## [To be done]
Repeat the material exactly from its first line to the line that includes "mfc='black', mec='black', clip_on=False, zorder=3)". Skip pictures.
========================
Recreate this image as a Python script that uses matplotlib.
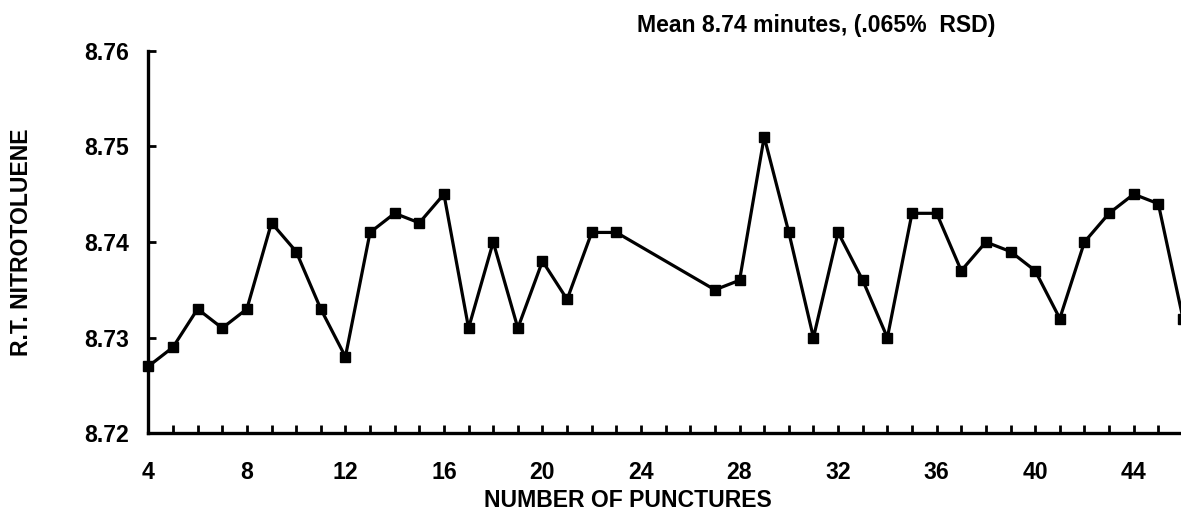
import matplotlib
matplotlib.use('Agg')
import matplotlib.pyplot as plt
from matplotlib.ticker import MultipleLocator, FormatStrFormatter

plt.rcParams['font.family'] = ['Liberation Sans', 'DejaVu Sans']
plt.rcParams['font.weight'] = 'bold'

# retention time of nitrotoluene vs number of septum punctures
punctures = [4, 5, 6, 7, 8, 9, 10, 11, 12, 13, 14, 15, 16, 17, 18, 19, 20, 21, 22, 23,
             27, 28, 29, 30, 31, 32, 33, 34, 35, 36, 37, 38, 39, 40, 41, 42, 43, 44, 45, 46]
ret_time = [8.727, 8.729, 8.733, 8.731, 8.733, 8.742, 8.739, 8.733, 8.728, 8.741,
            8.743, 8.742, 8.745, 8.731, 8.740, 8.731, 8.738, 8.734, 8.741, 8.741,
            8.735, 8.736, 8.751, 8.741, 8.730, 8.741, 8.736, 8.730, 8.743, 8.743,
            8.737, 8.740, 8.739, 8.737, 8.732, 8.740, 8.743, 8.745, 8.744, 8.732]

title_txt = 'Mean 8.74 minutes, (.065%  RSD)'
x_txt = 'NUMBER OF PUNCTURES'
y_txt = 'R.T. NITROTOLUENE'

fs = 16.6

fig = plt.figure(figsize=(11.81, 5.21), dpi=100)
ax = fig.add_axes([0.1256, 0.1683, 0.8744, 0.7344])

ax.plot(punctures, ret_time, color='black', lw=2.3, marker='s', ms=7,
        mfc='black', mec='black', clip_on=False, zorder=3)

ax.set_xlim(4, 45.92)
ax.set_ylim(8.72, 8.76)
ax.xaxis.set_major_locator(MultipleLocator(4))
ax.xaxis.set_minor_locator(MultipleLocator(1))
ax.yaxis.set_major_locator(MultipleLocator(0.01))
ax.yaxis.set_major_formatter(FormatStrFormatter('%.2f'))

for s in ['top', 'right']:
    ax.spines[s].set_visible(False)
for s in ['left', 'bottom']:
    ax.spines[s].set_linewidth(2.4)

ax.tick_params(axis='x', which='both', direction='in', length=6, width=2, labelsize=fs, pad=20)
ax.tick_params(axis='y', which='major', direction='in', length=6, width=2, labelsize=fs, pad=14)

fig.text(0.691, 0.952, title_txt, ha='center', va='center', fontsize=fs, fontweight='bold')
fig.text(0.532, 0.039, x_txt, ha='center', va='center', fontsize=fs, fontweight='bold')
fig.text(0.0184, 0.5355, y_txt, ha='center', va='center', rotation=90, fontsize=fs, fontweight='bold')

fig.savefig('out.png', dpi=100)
========================
## [Exercise solution]
Recreate this image as a Python script that uses matplotlib.
import matplotlib
matplotlib.use('Agg')
import matplotlib.pyplot as plt
from matplotlib.ticker import MultipleLocator, FormatStrFormatter

plt.rcParams['font.family'] = ['Liberation Sans', 'DejaVu Sans']
plt.rcParams['font.weight'] = 'bold'

# retention time of nitrotoluene vs number of septum punctures
punctures = [4, 5, 6, 7, 8, 9, 10, 11, 12, 13, 14, 15, 16, 17, 18, 19, 20, 21, 22, 23,
             27, 28, 29, 30, 31, 32, 33, 34, 35, 36, 37, 38, 39, 40, 41, 42, 43, 44, 45, 46]
ret_time = [8.727, 8.729, 8.733, 8.731, 8.733, 8.742, 8.739, 8.733, 8.728, 8.741,
            8.743, 8.742, 8.745, 8.731, 8.740, 8.731, 8.738, 8.734, 8.741, 8.741,
            8.735, 8.736, 8.751, 8.741, 8.730, 8.741, 8.736, 8.730, 8.743, 8.743,
            8.737, 8.740, 8.739, 8.737, 8.732, 8.740, 8.743, 8.745, 8.744, 8.732]

title_txt = 'Mean 8.74 minutes, (.065%  RSD)'
x_txt = 'NUMBER OF PUNCTURES'
y_txt = 'R.T. NITROTOLUENE'

fs = 16.6

fig = plt.figure(figsize=(11.81, 5.21), dpi=100)
ax = fig.add_axes([0.1256, 0.1683, 0.8744, 0.7344])

ax.plot(punctures, ret_time, color='black', lw=2.3, marker='s', ms=7,
        mfc='black', mec='black', clip_on=False, zorder=3)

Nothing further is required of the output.